I never knew anything mechanical about cars before I owned my XT6. In fact I didn’t know much about auto mechanics for 10 years after I owned my XT6. Sadly I didn’t even know about (or at least understand the importance of) changing my oil and once went well over 20,000 miles without an oil change. Shocking, but true - I was THAT naive. My XT6 changed all that eventually. When I paid over $300 to have my alternator replaced and later saw where it was and how easy it was to get to, I realized I could probably fix it myself the next time and that there were probably plenty of other things I could learn to do myself. That led me to then still new-ish internet forums and finally to creating this site. With an on-line community of fellow owners and enthusiasts I quickly learned many mechanical “basics”, and moved on to bigger “jobs” as my aging car began to need more attention. This was when I realized how brilliantly designed the XT is as a machine.

To begin with the basic “boxer” engine design has been a bullet-proof winner for decades. The horizontally opposed design allows for a low center of gravity and low hoodline, which in turn contributes to that wonderful aerodynamic exterior. In addition, the engine is placed in a conventional postion -logitudinally mounted- so everything is logically placed and phenomenally easy to reach. There is virtually no exterior part of the engine that can’t be reached with relative ease. Unless you need to rebuild the engine, or replace a clutch/flywheel, there is virtually no need to remove it from its place, even for “major” work. (I’m reminded of several years ago a friend lamenting the fact that his big V8 powered vehicle’s rear pair of spark plugs were located under the firewall of the car!)

Another great thing about the XT’s engine is that it’s exactly right on the cusp of when cars started to go from analog to digital. That is, yes it’s computer controlled to some degree but it’s largely “old school” in many other ways. A tune up is simple, adjusting the timing is simple, and you get the benefit of On Board Diagnostics (OBD) in a self contained unit. It’s still simple enough to dive right into with a simple set of hand tools, yet sophisticated enough to incorporate some modern touches (again, on a car more than a quarter century old!). Common maintenance items are easily reached and most servicing on the vehicle can be done with little more than a socket set and a screwdriver or two. Last, but certainly not least, is the fact that the EA and EZ series engines powering the early model Subarus are “non-interference” types, which saves potentially thousands of dollars in repairs or the junking of a vehicle due to a ruined engine as a result of a timing belt mishap. Such a common failure on most other cars of the era will render their engines in a catastrophic state, but the XT simply needs new timing belts.

detailed engine bay

Aspects of the car’s intelligent engineering come in other areas as well. Subaru’s use of the relatively short boxer engine has the benefit of positioning it ahead of the front axles, so there is no need for a transfer case. This keeps everything centered, low, and evenly powered. The computer controlled air suspension performs flawlessly - that is until unforseen rust issues cause the rubber airbags to spring leaks from rubbing on the rough oxidized metal. Kept free of rust and other abrasive surfaces, however, they work well, and are a testament to the design team’s thoughtful foresight. Air suspension was a feature offered on a select few luxury cars (Lincoln for one) at the time, and is seeing limited revival in a few cars today (Dodge trucks being an example).

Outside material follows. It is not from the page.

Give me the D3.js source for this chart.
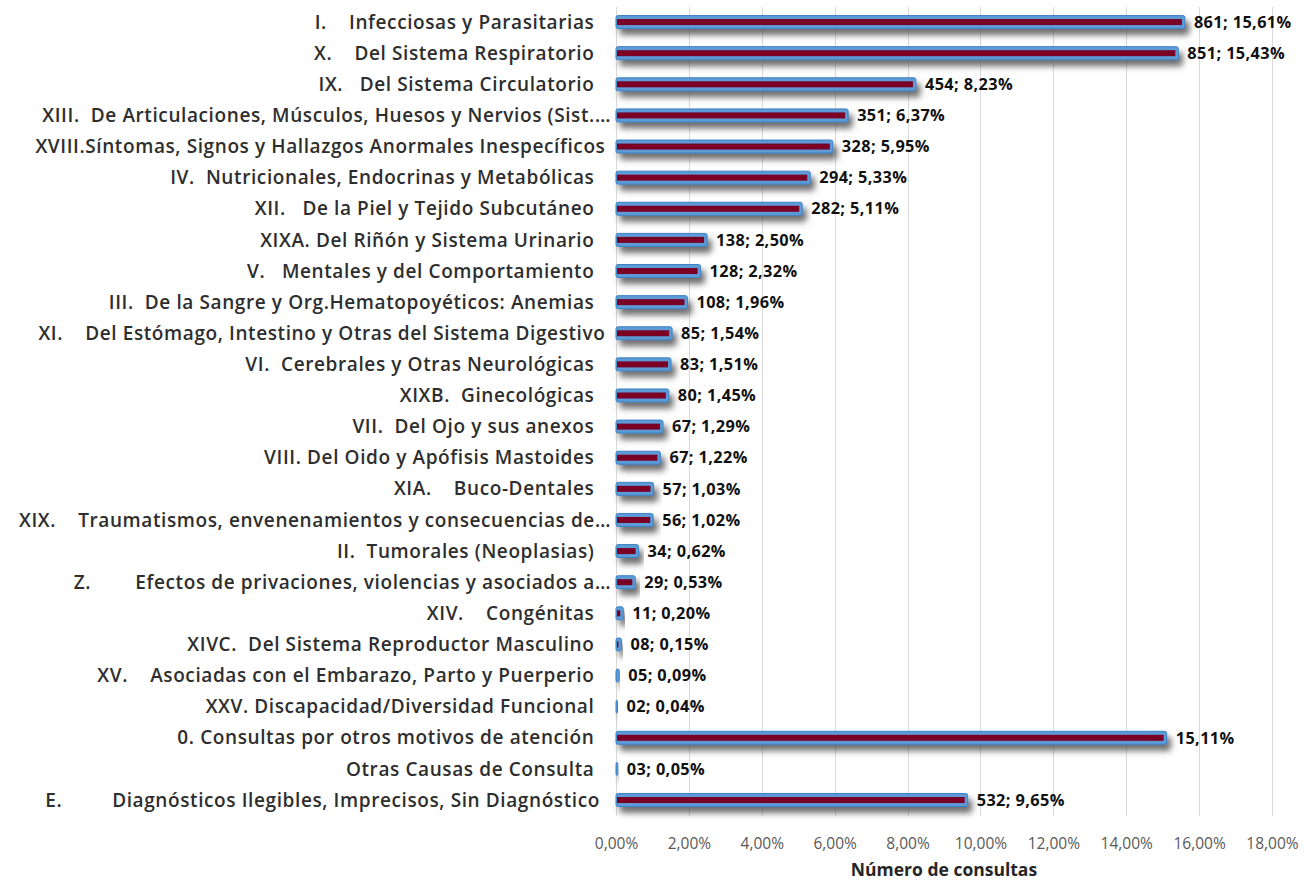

For the 1988 model year Subaru stepped things up a notch with more industry standard 5 x 100 bolt hubs, beefier suspension, and “Cybrid” power steering that was both speed sensitive and electro-hydraulic. The speed sensitive aspect yielded confident steering whether in a parking garage, a twisty road, or a long stretch of highway. The fact that the Cybrid system was completely separate from the engine, meaning it wasn’t belt-driven, meant less “parasitic drag” on the engine and thus better power output. The Cybrid system proved phenomenally reliable (save routine, inexpensive maintenance at roughly 80Kmiles/130K km). Why it wasn’t seen in any other Subaru is something of a mystery. Once an owner has the “opportunity” to need to repair something on an aging XT or XT6, s/he will realize there are tons of little details that show just how well thought out the car was. It certainly had a couple of mechanical quirks. The emergency brake cable being attached to the front calipers, the difficult to match 4 x 140 bolt pattern of the 4 cylinder models’ wheel hubs, and the aforementioned rust prone air strut housings are all things that a current owner might need to deal with. Had the vehicle been a better selling model, however, these aspects likely would have been sorted.